What is Short Circuit?

Whenever a fault occurs on a network such that a large current flows in one or more phases, a short circuit is said to have occurred.

A short circuit is simply a low resistance connection between the two conductors supplying electrical power to any circuit. This results in excessive current flow in the power source through the ‘short,’ and may even cause the power source to be destroyed.

If a fuse is in the supply circuit, it will do its job and blow out, opening the circuit and stopping the current flow. An MCB is also used for protection from short circuit.

A short circuit may be in a direct-current or alternating-current (DC or AC) circuit. If it is a battery that is shorted, the battery will be discharged very quickly and will heat up due to the high current flow. 

Watch a 110kV power line short circuit video below.

What is Short Circuit Current?

When a short circuit occurs, a heavy current called short circuit current flows through the circuit.

This is explained with the figure attached here. The figure shows a single phase generator of voltage V and internal impedance Zi is supplying to a load Z.

A single phase generator of voltage V and internal impedance Zi is supplying to a load Z


Under normal conditions, the current in the circuit is limited by load impedance Z. 

However, if the load terminals get shorted due to any reason, the circuit impedance is reduced to a very low value; being Zi in this case. As Zi is very small, therefore, a large current flows through the circuit. This is called short circuit current.

Short Circuit vs Overload

People usually get confused with overload and short circuit as both of them cause trouble to the system in a similar way. It is worthwhile to make a distinction between a short-circuit and an overload.

When a short-circuit occurs, the voltage at fault point is reduced to zero and current of abnormally high magnitude flows through the network to the point of fault.

On the other hand, an overload means that loads greater than the designed values have been imposed on the system. Under such conditions, the voltage at the overload point may be low, but not zero. The under voltage conditions may extend for some distance beyond the overload point into the remainder of the system.
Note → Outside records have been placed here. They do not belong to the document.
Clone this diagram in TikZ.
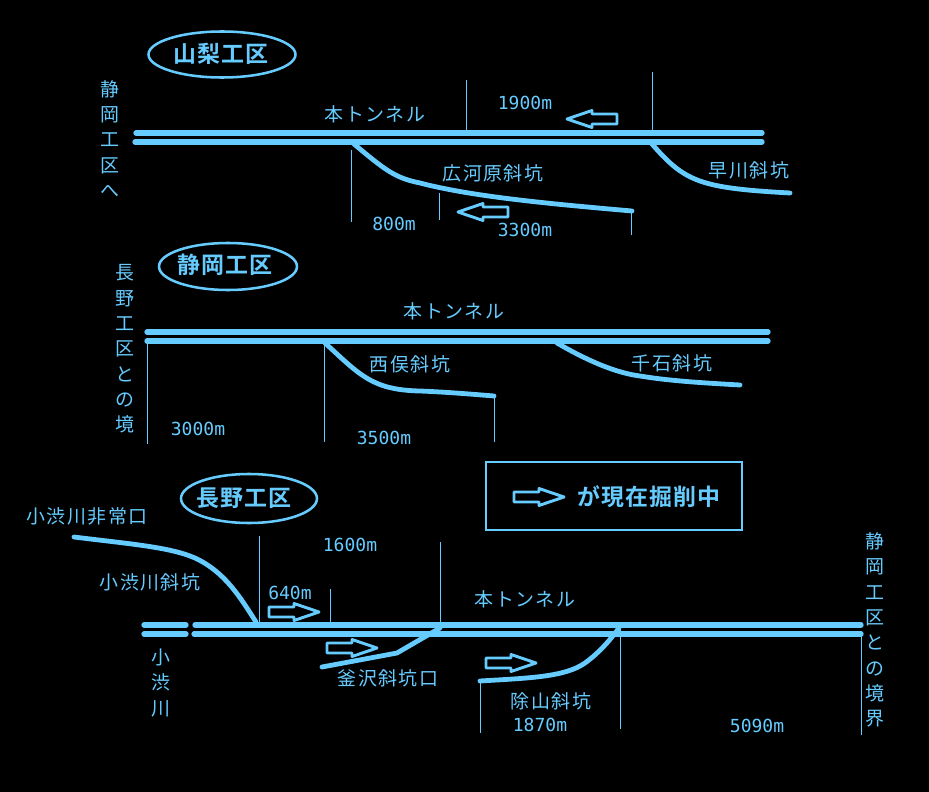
\documentclass[tikz,border=0pt]{standalone}
\usepackage{fontspec}
\newfontfamily\cjk[LetterSpace=8]{Noto Sans CJK JP}
\newfontfamily\cjkb[LetterSpace=5]{Noto Sans CJK JP Bold}
\newfontfamily\nummono{DejaVu Sans Mono}
\definecolor{sky}{HTML}{66CCFF}
\tikzset{
  lbl/.style={text=sky,inner sep=0pt,font=\cjk\fontsize{14.2}{19}\selectfont},
  vlbl/.style={lbl,align=center},
  num/.style={text=sky,inner sep=0pt,font=\nummono\fontsize{13.5}{16}\selectfont},
  head/.style={text=sky,inner sep=0pt,font=\cjkb\fontsize{17.2}{20}\selectfont},
  zone/.style={draw=sky,line width=1.9pt,fill=none},
  tunnel/.style={draw=sky,line width=4pt,line cap=round},
  shaft/.style={draw=sky,line width=3.6pt,line cap=round},
  dim/.style={draw=sky,line width=0.75pt},
  legend/.style={draw=sky,line width=2.1pt},
  rarrow/.pic={\draw[sky,line width=2.2pt,line join=round] (0,-5)--(25,-5)--(25,-8.5)--(50,0)--(25,8.5)--(25,5)--(0,5)--cycle;}
}
\begin{document}
\begin{tikzpicture}[x=0.75pt,y=-0.75pt]
\useasboundingbox (0,0) rectangle (929,792);
\fill[black] (0,0) rectangle (929,792);

% ---- Yamanashi
\draw[zone] (222,54.5) ellipse (73.5 and 23);
\node[head] (yamanashi) at (221,54) {山梨工区};
\node[vlbl] (toShizuoka) at (110,139) {静\\岡\\工\\区\\へ};
\coordinate (y1a) at (136,133); \coordinate (y1b) at (762,133);
\coordinate (y2a) at (135,142); \coordinate (y2b) at (762,142);
\draw[tunnel] (y1a) -- (y1b);
\draw[tunnel] (y2a) -- (y2b);
\coordinate (yb1s) at (354,144); \coordinate (yb1e) at (632,211);
\coordinate (yb2s) at (652,144); \coordinate (yb2e) at (790,193);
\draw[shaft] (yb1s) .. controls (385,170) and (395,178) .. (420,183) .. controls (470,196) and (540,203) .. (yb1e);
\draw[shaft] (yb2s) .. controls (685,182) and (700,188) .. (yb2e);
\coordinate (yd1a) at (466,80); \coordinate (yd1b) at (466,132);
\coordinate (yd2a) at (652,72); \coordinate (yd2b) at (652,132);
\coordinate (yd3a) at (351,150); \coordinate (yd3b) at (351,222);
\coordinate (yd4a) at (439,193); \coordinate (yd4b) at (439,220);
\coordinate (yd5a) at (631,212); \coordinate (yd5b) at (631,235);
\draw[dim] (yd1a) -- (yd1b);
\draw[dim] (yd2a) -- (yd2b);
\draw[dim] (yd3a) -- (yd3b);
\draw[dim] (yd4a) -- (yd4b);
\draw[dim] (yd5a) -- (yd5b);
\node[lbl] (yt) at (375,114) {本トンネル};
\node[num] (y1900) at (525,103) {1900m};
\node[lbl] (hirogawara) at (493,173) {広河原斜坑};
\node[lbl] (hayakawa) at (749,170) {早川斜坑};
\node[num] (y800) at (394,224) {800m};
\node[num] (y3300) at (525,230) {3300m};
\path (617,119) pic[xscale=-1] {rarrow};
\path (508,212) pic[xscale=-1] {rarrow};

% ---- Shizuoka
\draw[zone] (228,266.5) ellipse (69 and 23.5);
\node[head] (shizuoka) at (225,265) {静岡工区};
\node[vlbl] (toNagano) at (125,349) {長\\野\\工\\区\\と\\の\\境};
\coordinate (s1a) at (147,332); \coordinate (s1b) at (768,332);
\coordinate (s2a) at (147,341); \coordinate (s2b) at (768,341);
\draw[tunnel] (s1a) -- (s1b);
\draw[tunnel] (s2a) -- (s2b);
\coordinate (sb1s) at (325,343); \coordinate (sb1e) at (494,396);
\coordinate (sb2s) at (557,343); \coordinate (sb2e) at (740,385);
\draw[shaft] (sb1s) .. controls (360,375) and (372,390) .. (420,391) .. controls (445,392) and (470,394) .. (sb1e);
\draw[shaft] (sb2s) .. controls (600,368) and (625,374) .. (640,376) .. controls (670,381) and (705,383) .. (sb2e);
\coordinate (sd1a) at (147,343); \coordinate (sd1b) at (147,444);
\coordinate (sd2a) at (324,343); \coordinate (sd2b) at (324,442);
\coordinate (sd3a) at (494,396); \coordinate (sd3b) at (494,442);
\draw[dim] (sd1a) -- (sd1b);
\draw[dim] (sd2a) -- (sd2b);
\draw[dim] (sd3a) -- (sd3b);
\node[lbl] (st) at (454,311) {本トンネル};
\node[lbl] (nishimata) at (410,364) {西俣斜坑};
\node[lbl] (senseki) at (672,363) {千石斜坑};
\node[num] (s3000) at (198,429) {3000m};
\node[num] (s3500) at (384,438) {3500m};

% ---- Legend
\draw[legend] (486,462) rectangle (742,530);
\path (514,497) pic {rarrow};
\node[head] (legendtext) at (649,497) {が現在掘削中};

% ---- Nagano
\draw[zone] (249,498.5) ellipse (68 and 24.5);
\node[head] (nagano) at (244,498) {長野工区};
\node[lbl] (hijoguchi) at (87,516) {小渋川非常口};
\node[lbl] (koshibu) at (150,582) {小渋川斜坑};
\node[vlbl] (river) at (161,683) {小\\渋\\川};
\node[vlbl] (toShizuoka2) at (875,630) {静\\岡\\工\\区\\と\\の\\境\\界};
\coordinate (n1a) at (144,625); \coordinate (n1b) at (186,625);
\coordinate (n2a) at (144,634); \coordinate (n2b) at (186,634);
\coordinate (n3a) at (195,625); \coordinate (n3b) at (861,625);
\coordinate (n4a) at (194,634); \coordinate (n4b) at (861,634);
\draw[tunnel] (n1a) -- (n1b);
\draw[tunnel] (n2a) -- (n2b);
\draw[tunnel] (n3a) -- (n3b);
\draw[tunnel] (n4a) -- (n4b);
\coordinate (nb1s) at (74,537); \coordinate (nb1e) at (256,622);
\coordinate (nb2s) at (322,667); \coordinate (nb2m) at (397,653); \coordinate (nb2e) at (440,628);
\coordinate (nb3s) at (480,681); \coordinate (nb3e) at (619,628);
\draw[shaft] (nb1s) .. controls (130,544) and (170,547) .. (195,558) .. controls (225,572) and (240,597) .. (nb1e);
\draw[shaft] (nb2s) -- (nb2m) -- (nb2e);
\draw[shaft] (nb3s) .. controls (530,678) and (565,677) .. (585,663) .. controls (600,652) and (610,640) .. (nb3e);
\coordinate (nd1a) at (259,536); \coordinate (nd1b) at (259,622);
\coordinate (nd2a) at (330,589); \coordinate (nd2b) at (330,623);
\coordinate (nd3a) at (440,542); \coordinate (nd3b) at (440,623);
\coordinate (nd4a) at (620,628); \coordinate (nd4b) at (620,729);
\coordinate (nd5a) at (861,636); \coordinate (nd5b) at (861,735);
\coordinate (nd6a) at (480,682); \coordinate (nd6b) at (480,733);
\draw[dim] (nd1a) -- (nd1b);
\draw[dim] (nd2a) -- (nd2b);
\draw[dim] (nd3a) -- (nd3b);
\draw[dim] (nd4a) -- (nd4b);
\draw[dim] (nd5a) -- (nd5b);
\draw[dim] (nd6a) -- (nd6b);
\node[num] (n1600) at (350,545) {1600m};
\node[num] (n640) at (290,593) {640m};
\node[lbl] (nt) at (525,599) {本トンネル};
\node[lbl] (kamazawa) at (388,678) {釜沢斜坑口};
\node[lbl] (yokeyama) at (551,701) {除山斜坑};
\node[num] (n1870) at (540,725) {1870m};
\node[num] (n5090) at (757,726) {5090m};
\path (269,612) pic {rarrow};
\path (327,648) pic {rarrow};
\path (486,663) pic {rarrow};
\end{tikzpicture}
\end{document}
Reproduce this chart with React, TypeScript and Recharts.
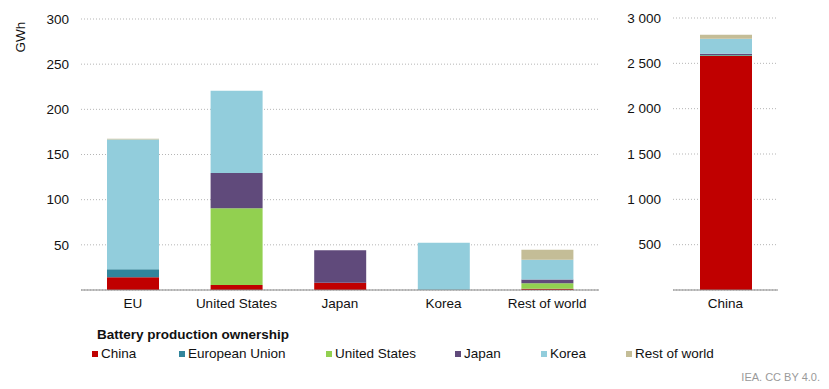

The currents in the overloaded equipment are high but are substantially lower than that in the case of a short-circuit.

What causes a Short Circuit?

A short circuit in the power system is the result of some kind of abnormal conditions in the system. It may be caused due to internal and or external effects. 
  1. Internal effects are caused by the breakdown of equipment or transmission lines from the deterioration of insulation in a generator, transformer etc. Such troubles may be due to the aging of insulation. inadequate design or improper installation.
  2. External effects causing short circuit include insulation failure due to lightning surges. overloading of equipment causing excessive heating: mechanical damage by public etc.

Effects of Short-Circuit

When a short-circuit occurs, the current in the system increases to an abnormally high value while the system voltage decreases to a low value.

The heavy current due to short-circuit causes excessive heating which may result in fire or explosion. Sometimes short-circuit takes the form of an arc and causes considerable damage to the system.

For example, an arc on a transmission line not cleared quickly will burn the conductor severely causing it to break, resulting in a long time interruption of the line.

The low voltage created by the fault has a very harmful effect on the service rendered by the power system. If the voltage remains low for even a few seconds, the consumer’s motors may be shut down and generators on the power system may become unstable.

Due to the above detrimental effects of short-circuiting, it is desirable and necessary to disconnect the faulty section and restore normal voltage and current conditions as quickly as possible.

Short circuits can produce very high temperatures due to the high power dissipation in the circuit. This high temperature can be utilized in the application. Arc welding is a common example of the practical application of the heating due to a short circuit.

The power supply for an arc welder can supply very high currents that flow through the welding rod and the metal pieces being welded. The point of contact between the rod and the metal surfaces get heated to the melting point, fusing a part of the rod and both surfaces into a single piece.